“It is a sad day in America when the agency that exists to protect investors decides instead to protect industry profits above investors’ best interests,” said Dennis Kelleher, president and CEO of Better Markets, at the press conference.

The PIABA and CFA noted these key deficiencies in Reg BI:

  • The standard will not actually require brokers to act in their customers’ best interest;
  • The standard will not prevent brokers from placing their own interests ahead of customers’ interests. Brokers will continue to be permitted to have conflicts that threaten their ability to act in a customer’s best interests.
  • The standard will apply on a transaction-by-transaction basis regardless of the nature of the relationship between the broker and customer. Brokers will not be required to monitor customer accounts to ensure investments remain on track, something that most investors reasonably expect their brokers to be doing. 
  • In a weakening of investment advisor fiduciary standards, advisors will be able to satisfy the standard through disclosure alone, allowing them to place their interests ahead of their clients’ interests.
  • The disclosures will be confusing and will not help investors make informed decisions.
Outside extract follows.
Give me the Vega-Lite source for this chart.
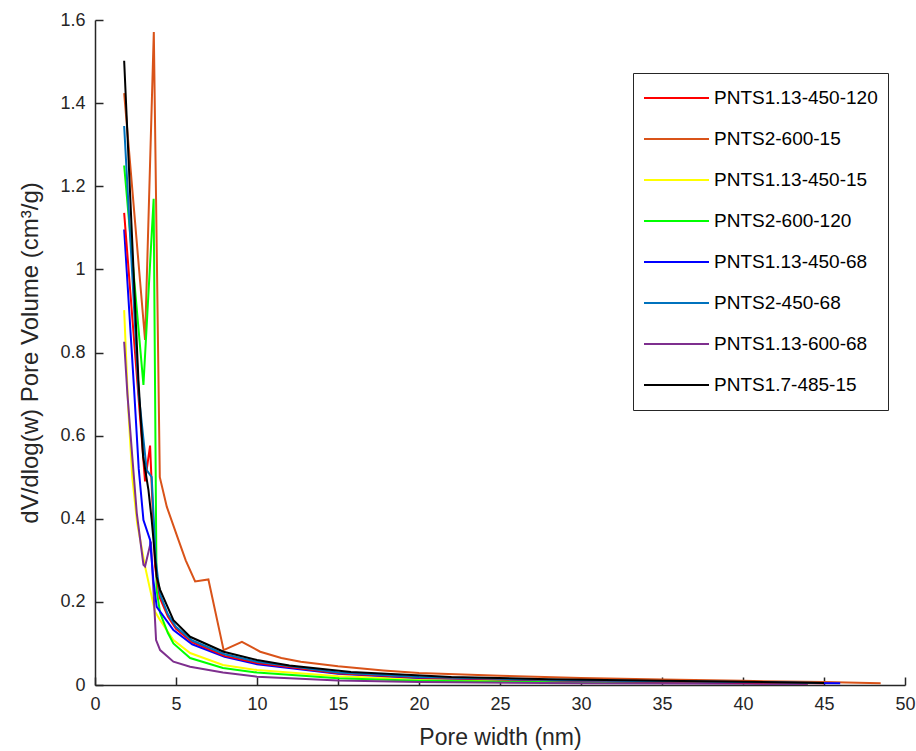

Roper said, “Congress gave the SEC all the authority it needs to adopt a strong, pro-investor standard for brokers and advisors, and [Clayton] made a deliberate choice not to use that authority.” She added that Clayton refused to acknowledge his broad authority or the need for greater investor protections during meetings with the consumer advocate.

CFA is creating a campaign and tools to help investors continue to protect themselves, Roper said.